Si le tout se tient, je passe à la synchronisation de l'animation sur le morceau.
Travail fastidieux mais il faut donner le numéro d'image exact auquel on veut que les paramètres se déclenchent, idem pour les images que l’on souhaite voir".

Thomas Pison : "Donc je mets le morceau dans un logiciel de montage et je relève les durées (numéro d'images) au fur et à mesure. Une fois tous les paramètres rentrés, je lance l'exécution sur Google Collab. Le choix d'un plan séquence pour ce système est évident mais risqué pour une animation synchronisée sur la musique, car si une partie ne plait pas, on ne peut pas décider d'exporter seulement un bout. Il faut modifier les paramètres voulus et relancer tout l'export de l'animation, au risque de détériorer une autre partie qui nous plaisait".

Thomas Pison : "Ensuite je traite le tout, les couleurs, les textures, le grain et la fréquence d'images dans After Effects afin de me rapprocher au max de l'esthétique d'animation traditionnelle.
Pour la fin du second clip "War is coming" j'ai utilisé un module plus récent de création d'image sur le même principe appelé Discodiffusion. La qualité (on est plus proche de la peinture) et la résolution sont largement supérieures à Vqgan+clip".
Le plan entier de fin généré pendant 5 jours avec le module Discodiffusion : 

Thomas Pison : "En ce moment, entre deux contrats de motion design et mon nouveau bébé de 5 mois - allo Octave - je travaille sur un clip dessiné à la main images par images pour Malair. Le processus est beaucoup plus long mais j'ai commencé depuis plus d'un an et j'en vois le bout.
Je suis aussi en train d'expérimenter pour pousser la technique plus loin et réussir à être plus précis dans la génération d'images afin de pouvoir proposer des animations plus ciblées pour d'éventuelles collabs futures.
Je me suis lancé aussi dans le "neural style transfer", méthode pour appliquer des styles graphiques à des photos ou à des formes comme des typos, logo, etc. La dernière pochette pour mon prochain single qui sort en avril est un mix de techniques mais elle a été faite en partie avec ce système".

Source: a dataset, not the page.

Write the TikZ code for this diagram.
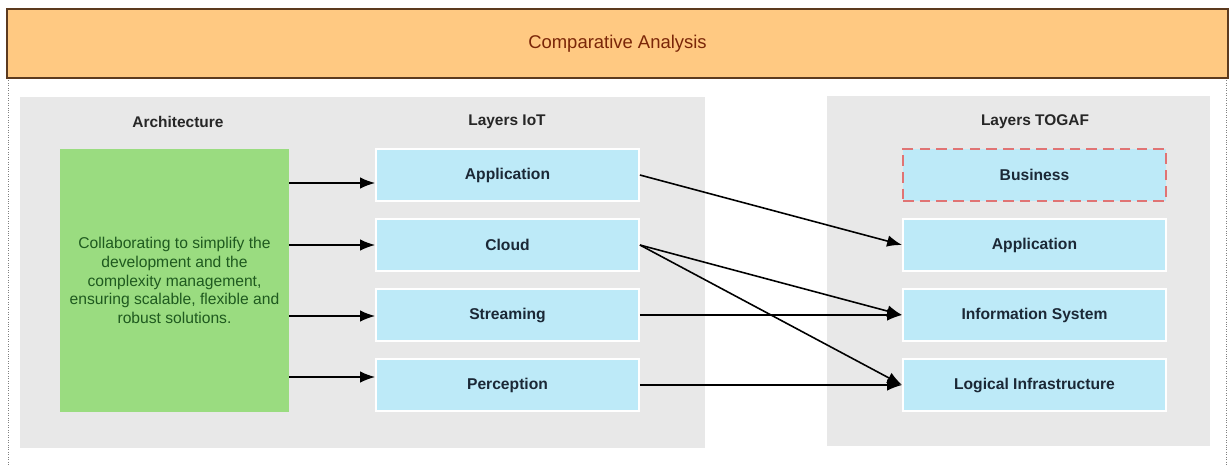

Thomas Pison : "Toujours très difficile de faire un seul choix dans ce qu'on aime, mais je voudrais partager avec vous le label Deewee tenu par les frères Deweale, tous deux membres de Soulwax. J'aime autant la musique qu'ils produisent ou distribuent, que les traitements graphiques de leurs disques et leur promo sur les réseaux. Je crois savoir qu'ils font souvent appel au studio parisien "Ill-studio" que j'estime aussi beaucoup". 

Bon, eh bien, nous trouvons que lorsque des artistes / réalisateurs partagent autant leurs techniques et inspirations, c’est généreux et génial. Aussi, on l’en remercie grandement. (Et de votre part aussi).